Nickeled and Dimed, part 1

As of 2012, it costs the U.S. Mint two cents to make one cent. Makes no cents to me. This figure does include the Mint’s fixed components for distribution and fabrication, estimated at $13 million in FY 2011. It also includes Mint overhead allocated to the penny, which was $17.7 million for 2011. Fixed costs and overhead would have to be absorbed by other circulating coins without the penny. The loss in profitability due to producing the one cent coin in the United States for the year of 2012 was $58,000,000. This was a slight decrease from 2011, the year before, which had a production loss of $60,200,000. Just think of how much we could have saved by having our penny minted in China.

Mean Eileen is ready to stoke up the burners and begin melting all the pennies we can gather.

If you think that’s crazy, meet Kyle Bass, who runs a hedge fund called Hayman Capital Management in Texas. Bass has reportedly horded a million dollars in nickels. (That’s 20 million coins). As of 2013, it costs eleven point two cents to produce a nickel. The value of a nickel as scrap medal is 6.8 cents.
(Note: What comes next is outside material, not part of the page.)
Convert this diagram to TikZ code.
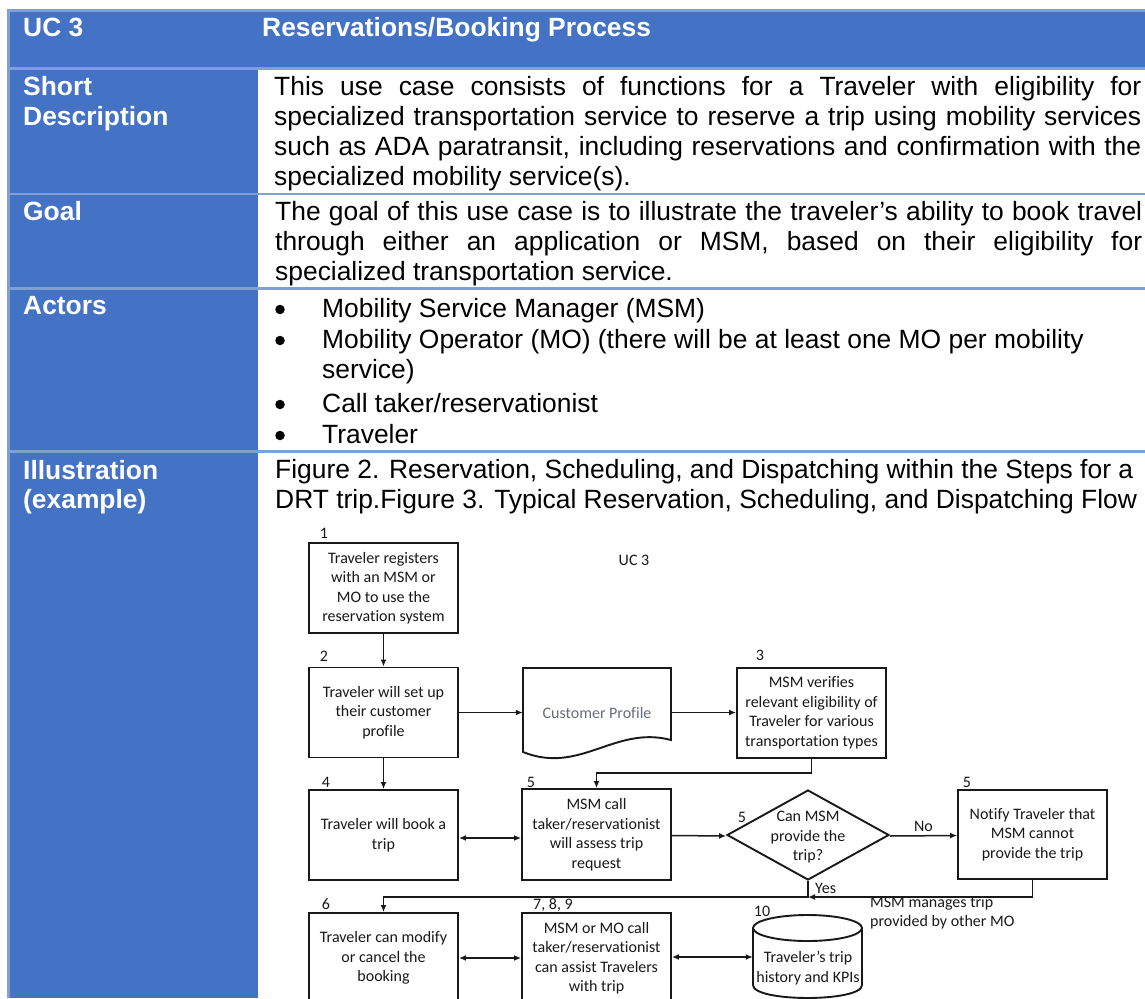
\documentclass[tikz,border=0pt]{standalone}
\usepackage{fontspec}
\setmainfont{Liberation Sans}
\newfontfamily\flowfont[Ligatures={NoCommon}]{Carlito}
\usetikzlibrary{arrows.meta,shapes.geometric}

\definecolor{hdrblue}{RGB}{68,114,196}
\definecolor{rulblue}{RGB}{128,160,212}
\definecolor{ink}{RGB}{25,25,25}
\definecolor{docgray}{RGB}{105,108,125}

\newcommand\bodyfont{\fontsize{26.4}{30.3}\selectfont}
\newcommand\flowsz{\flowfont\fontsize{16}{19.5}\selectfont}
% one justified line of a table paragraph
\newcommand\jline[1]{\hbox to 867pt{#1}}

\tikzset{
  hdr/.style={inner sep=0, anchor=base west, text=white, font=\bodyfont\bfseries},
  cell/.style={inner sep=0, anchor=base west, text=black, font=\bodyfont},
  bul/.style={fill=black, draw=none, circle, inner sep=0, minimum size=9.5pt},
  fbox/.style={draw=ink, line width=1.9pt, minimum width=149pt, minimum height=90pt,
    inner sep=2pt, align=center, font=\flowsz, text=ink},
  ftext/.style={inner sep=0, align=center, font=\flowsz, text=ink},
  num/.style={inner sep=0, font=\flowsz, text=ink},
  shapeline/.style={draw=ink, line width=1.9pt},
  tip/.tip={Latex[length=7pt,width=6pt]},
  arr/.style={draw=ink, line width=1.5pt, -tip},
  dbl/.style={draw=ink, line width=1.5pt, tip-tip},
  rule/.style={draw=rulblue, line width=2.6pt},
}

\begin{document}
\begin{tikzpicture}[x=1pt,y=-1pt]
\useasboundingbox (0,0) rectangle (1145,998);
\clip (0,0) rectangle (1145,998);
\fill[white] (0,0) rectangle (1145,998);

% ---------- table ----------
\fill[hdrblue] (10,12) rectangle (1145,67);
\fill[hdrblue] (10,67) rectangle (258,998);
\draw[rule] (7,10.5) -- (1145,10.5);
\draw[rule] (7,68.5) -- (1145,68.5);
\draw[rule] (7,194) -- (1145,194);
\draw[rule] (7,288.5) -- (1145,288.5);
\draw[rule] (7,451.5) -- (1145,451.5);
\draw[rule] (8.5,9.2) -- (8.5,998);

% left column headings
\node[hdr] (hUC) at (23,37) {UC 3};
\node[hdr] (hTitle) at (262,37) {Reservations/Booking Process};
\node[hdr] (hShort) at (23,95) {Short};
\node[hdr] (hDesc) at (23,125.3) {Description};
\node[hdr] (hGoal) at (23,220) {Goal};
\node[hdr] (hActors) at (23,314) {Actors};
\node[hdr] (hIll) at (23,479) {Illustration};
\node[hdr] (hEx) at (23,508) {(example)};

% right column contents
\node[cell] (tShort) at (274,95) {\parbox[t]{867pt}{\bodyfont
  \jline{This use case consists of functions for a Traveler with eligibility for}
  \jline{specialized transportation service to reserve a trip using mobility services}
  \jline{such as ADA paratransit, including reservations and confirmation with the}
  \hbox{specialized mobility service(s).}}};
\node[cell] (tGoal) at (275,220) {\parbox[t]{867pt}{\bodyfont
  \jline{The goal of this use case is to illustrate the traveler’s ability to book travel}
  \jline{through either an application or MSM, based on their eligibility for}
  \hbox{specialized transportation service.}}};

\node[bul] (b1dot) at (280,309.5) {};
\node[bul] (b2dot) at (280,340.5) {};
\node[bul] (b3dot) at (280,404.5) {};
\node[bul] (b4dot) at (280,435.5) {};
\node[cell] (a1) at (322,317) {Mobility Service Manager (MSM)};
\node[cell] (a2) at (322,348) {Mobility Operator (MO) (there will be at least one MO per mobility};
\node[cell] (a2b) at (322,378) {service)};
\node[cell] (a3) at (322,412) {Call taker/reservationist};
\node[cell] (a4) at (322,443) {Traveler};

\node[cell] (cap1) at (275,478) {Figure 2. Reservation, Scheduling, and Dispatching within the Steps for a};
\node[cell] (cap2) at (275,508) {DRT trip.Figure 3. Typical Reservation, Scheduling, and Dispatching Flow};

% ---------- flowchart ----------
\node[num] (ucl) at (634,560) {UC 3};

\node[fbox] (reg) at (383.5,588) {Traveler registers\\with an MSM or\\MO to use the\\reservation system};
\node[num] (n1) at (324,533) {1};

\node[fbox] (setup) at (383.5,712.5) {Traveler will set up\\their customer\\profile};
\node[num] (n2) at (324,656) {2};

% customer profile document shape
\node[inner sep=0, minimum width=148pt, minimum height=90pt, font=\flowsz, text=docgray] (prof) at (597,712.5) {Customer Profile};
\draw[shapeline] (523,752) -- (523,668) -- (671,668) -- (671,740)
  .. controls (615,725) and (580,775) .. cycle;

\node[fbox] (verify) at (811.5,713) {MSM verifies\\relevant eligibility of\\Traveler for various\\transportation types};
\node[num] (n3) at (760,655) {3};

\node[fbox] (book) at (383.5,835) {Traveler will book a\\trip};
\node[num] (n4) at (326,782) {4};

\node[fbox, minimum height=91pt] (assess) at (596.5,834.5) {MSM call\\taker/reservationist\\will assess trip\\request};
\node[num] (n5a) at (531,782) {5};

\node[diamond, draw=ink, line width=1.9pt, minimum width=162pt, minimum height=90pt, inner sep=0] (can) at (808,835) {};
\node[ftext] (cant) at (808,837.5) {Can MSM\\provide the\\trip?};
\node[num] (n5b) at (742,817) {5};

\node[fbox, minimum height=89pt] (notify) at (1032.5,834.5) {Notify Traveler that\\MSM cannot\\provide the trip};
\node[num] (n5c) at (967,782) {5};

\node[fbox] (modify) at (383.5,958) {Traveler can modify\\or cancel the\\booking};
\node[num] (n6) at (326,904) {6};

\node[fbox] (assist) at (596.5,958) {MSM or MO call\\taker/reservationist\\can assist Travelers\\with trip};
\node[num, anchor=west] (n789) at (533,905) {7, 8, 9};

% trip history database
\node[inner sep=0, minimum width=109pt, minimum height=83pt] (hist) at (807.5,956.5) {};
\draw[shapeline] (753,928) -- (753,985) .. controls (753,1002.3) and (862,1002.3) .. (862,985) -- (862,928);
\draw[shapeline] (807.5,928) ellipse [x radius=54.5, y radius=13];
\node[ftext] (histt) at (808,968) {Traveler’s trip\\history and KPIs};
\node[num] (n10) at (762,911) {10};

% connectors
\draw[arr] (reg.south) -- (setup.north);
\draw[arr] (setup.east) -- (prof.west);
\draw[arr] (prof.east) -- (prof.east -| verify.west);
\coordinate (vturn) at (811.5,773);
\draw[arr] (verify.south) -- (vturn) -| (assess.north);
\draw[arr] (setup.south) -- (book.north);
\draw[dbl] ([yshift=-3pt]book.east) -- ([yshift=-3pt]book.east -| assess.west);
\draw[arr] ([yshift=-1pt]assess.east) -- ([yshift=-1pt]can.west);
\draw[arr] ([yshift=-1pt]can.east) -- node[num, above=3pt] (no) {No} ([yshift=-1pt]notify.west);
\coordinate (join) at (808,897);
\draw[arr] (can.south) -- (join) -| (modify.north);
\draw[arr] (notify.south) |- (join);
\node[num, anchor=west] (yes) at (815,888) {Yes};
\node[ftext, align=left, anchor=north west] (mgd) at (870,896) {MSM manages trip\\provided by other MO};
\draw[dbl] (modify.east) -- (assist.west);
\draw[dbl] ([yshift=1pt]assist.east) -- ([yshift=1pt]assist.east -| hist.west);
\end{tikzpicture}
\end{document}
Daily spot prices of copper and zinc, the Mint's two main metallic materials, have fluctuated in excess of 400 percent, and the price of nickel by 500 percent over the past 10 years. This contributes to volatile and negative margins on both the penny and nickel: recently, the penny has cost approximately 2.4 cents, and the nickel approximately 11.2 cents to produce.

It costs the United States Mint much less than 25 cents to make a quarter.
Now here’s your bottom dollar (actually about 5.5 billion of 'em).
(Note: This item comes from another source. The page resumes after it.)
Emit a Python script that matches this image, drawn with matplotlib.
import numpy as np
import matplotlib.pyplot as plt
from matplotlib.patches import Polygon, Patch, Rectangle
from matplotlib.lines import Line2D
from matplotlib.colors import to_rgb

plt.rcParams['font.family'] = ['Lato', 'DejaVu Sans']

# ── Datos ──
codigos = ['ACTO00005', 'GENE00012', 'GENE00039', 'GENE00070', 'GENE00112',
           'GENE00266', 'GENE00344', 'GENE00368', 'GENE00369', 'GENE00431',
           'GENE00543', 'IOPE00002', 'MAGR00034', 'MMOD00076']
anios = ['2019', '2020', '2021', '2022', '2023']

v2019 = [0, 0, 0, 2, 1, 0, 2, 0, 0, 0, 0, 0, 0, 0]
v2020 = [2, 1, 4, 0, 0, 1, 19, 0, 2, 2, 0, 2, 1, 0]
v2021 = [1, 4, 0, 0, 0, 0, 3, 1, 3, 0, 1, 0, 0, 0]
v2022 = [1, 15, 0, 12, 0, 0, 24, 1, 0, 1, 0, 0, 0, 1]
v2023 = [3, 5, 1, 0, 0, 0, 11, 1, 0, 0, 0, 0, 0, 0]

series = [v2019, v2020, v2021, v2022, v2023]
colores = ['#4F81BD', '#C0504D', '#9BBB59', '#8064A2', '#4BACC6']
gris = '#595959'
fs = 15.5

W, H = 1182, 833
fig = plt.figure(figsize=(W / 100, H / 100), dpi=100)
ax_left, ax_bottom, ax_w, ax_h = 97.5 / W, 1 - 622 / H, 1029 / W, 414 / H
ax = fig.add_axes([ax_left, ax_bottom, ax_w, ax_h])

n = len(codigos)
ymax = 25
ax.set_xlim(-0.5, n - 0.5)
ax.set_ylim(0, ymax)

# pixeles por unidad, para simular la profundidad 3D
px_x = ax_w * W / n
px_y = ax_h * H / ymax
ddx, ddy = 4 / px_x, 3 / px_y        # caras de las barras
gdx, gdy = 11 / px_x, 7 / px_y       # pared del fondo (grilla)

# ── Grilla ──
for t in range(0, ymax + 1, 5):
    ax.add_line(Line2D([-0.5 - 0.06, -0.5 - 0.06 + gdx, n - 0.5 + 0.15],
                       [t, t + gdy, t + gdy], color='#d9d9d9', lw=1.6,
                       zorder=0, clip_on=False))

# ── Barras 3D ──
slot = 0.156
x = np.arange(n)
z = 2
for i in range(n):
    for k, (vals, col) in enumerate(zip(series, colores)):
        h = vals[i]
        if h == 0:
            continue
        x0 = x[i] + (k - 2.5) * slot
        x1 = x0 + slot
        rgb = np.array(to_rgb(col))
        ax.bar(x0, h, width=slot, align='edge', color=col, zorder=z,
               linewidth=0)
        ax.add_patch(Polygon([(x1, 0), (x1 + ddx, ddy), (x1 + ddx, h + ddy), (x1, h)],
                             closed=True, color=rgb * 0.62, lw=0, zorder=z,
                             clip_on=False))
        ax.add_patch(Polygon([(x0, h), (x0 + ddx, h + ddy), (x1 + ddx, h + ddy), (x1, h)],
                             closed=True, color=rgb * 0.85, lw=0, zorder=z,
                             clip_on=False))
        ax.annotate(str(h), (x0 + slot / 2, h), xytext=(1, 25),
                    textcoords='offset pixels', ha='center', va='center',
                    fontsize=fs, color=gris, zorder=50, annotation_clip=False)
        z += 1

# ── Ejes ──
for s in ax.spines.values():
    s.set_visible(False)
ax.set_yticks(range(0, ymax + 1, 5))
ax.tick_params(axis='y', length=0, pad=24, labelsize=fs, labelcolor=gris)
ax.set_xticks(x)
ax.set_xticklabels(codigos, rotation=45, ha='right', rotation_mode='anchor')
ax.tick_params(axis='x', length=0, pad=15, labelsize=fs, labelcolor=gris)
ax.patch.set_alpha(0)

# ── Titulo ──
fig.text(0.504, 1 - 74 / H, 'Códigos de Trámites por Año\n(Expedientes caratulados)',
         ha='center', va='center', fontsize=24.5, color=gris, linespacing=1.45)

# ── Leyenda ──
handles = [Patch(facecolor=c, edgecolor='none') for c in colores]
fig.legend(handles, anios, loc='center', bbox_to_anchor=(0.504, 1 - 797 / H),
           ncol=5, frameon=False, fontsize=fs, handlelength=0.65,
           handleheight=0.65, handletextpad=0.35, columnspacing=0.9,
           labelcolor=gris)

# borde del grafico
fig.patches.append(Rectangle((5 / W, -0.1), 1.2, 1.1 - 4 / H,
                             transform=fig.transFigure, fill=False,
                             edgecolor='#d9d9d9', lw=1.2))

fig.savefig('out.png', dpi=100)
According to the nonpartisan Government Accountability Office, if America gets rid of its $1 bill and replaces it with a dollar coin, the U.S. will save $5.5 billion on printing costs over the next 30 years.
Do the math. Putting a dollar coin in your pocket could save us $183.3 million a year.

At the Federal Reserve in Baltimore, there is a storage facility where the coins are in plastics bags and cardboard boxes, stacked one on top of another, creating several aisles of presidential coinage worth millions of dollars. Passed by Congress in 2005, the Presidential $1 Coin Act ordered the mint to make millions of coins to honor every dead president, but not even Sen. Jack Reed, D-R.I., one of the co-sponsors of the original bill, uses the legal tender.

"Do you use these things? Do you have any of these things in your pocket?" Reed was asked by ABC News' Jonathan Karl while holding the dollar coins. The Senator said: “In fact I have a little jar in my car for the traffic meters."

Reed and other senators sent a letter to Fed Chairman Ben Bernanke and Mint Acting Director Richard Peterson asking for help in improving the program while eliminating waste of taxpayer resources.

Meanwhile, the coins keep coming off the production lines, already more than a billion made and counting. The Fed's report estimates that they could have more than $2 billion in excess $1 coins by the time the program is expected to end five years from now.

No report on how much it costs to make one of those Presidential dollars.